In the subsequent five laboratory sessions, students will carry out two kinetics experiments and three thermodynamics experiment. These experiments will be designed so as to allow students to finish the experimental work in one three-hour session. Most of the analysis (as well as the formal report) will then have to be completed in their own time, with a deadline before their next lab session; they will be encouraged to make appro priate use of the demonstrators to deal with any questions/problems that arise. There are compulsory pre-lab activities associated with each of the practical sessions.

The module will consist of 14 lectures on thermodynamics, 14 lectures on kinetics, 5 tutorials (2 hour workshop sessions), 5 laboratory experiments (3 hour sessions), and one lab-related workshop session (3 hours).
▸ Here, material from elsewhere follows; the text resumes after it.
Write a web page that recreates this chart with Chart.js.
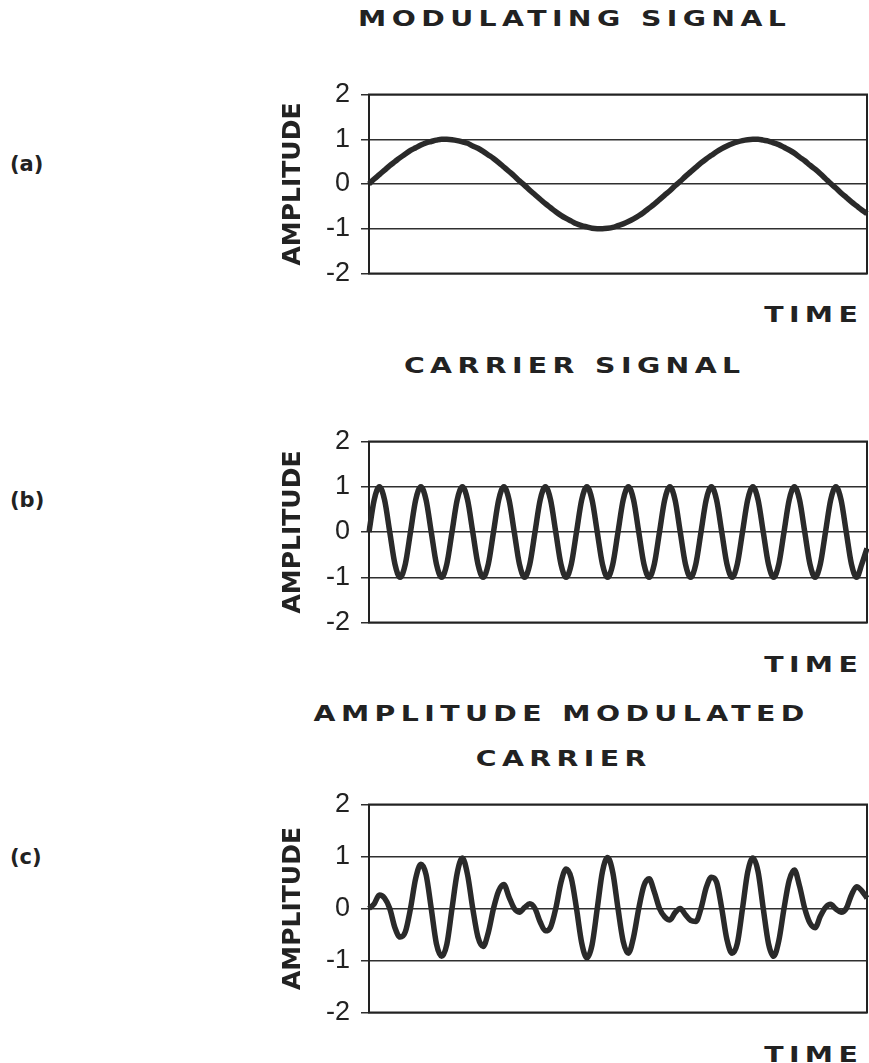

There will be a class test part way through the course.

All material is covered Elements of Physical Chemistry (P.W. Atkins and J. de Paula). There will be no integrations and no use of partial derivatives in the lectures. In particular, students will subsequently be expected to be able to use various formulae [integrated rate laws, temperature dependence of rate constants and equilibrium constants, and so on] without ever having been shown derivations. In the laboratory sessions, a number of the thermodynamics and kinetics concepts will be illustrated by experiments carried under close demonstrator supervision. Some experiments will be conducted in pairs, so as to further interaction skills. The students will write (individually) a report on their experimental work , which will be assessed.

Students will have the opportunity in workshops to work through problems that relate to the principles covered in the lecture course, with tutors available to help. Outline answers will be available in VITAL. The lab-related workshop session will begin with transferable skills, such as those related to data and error analysis.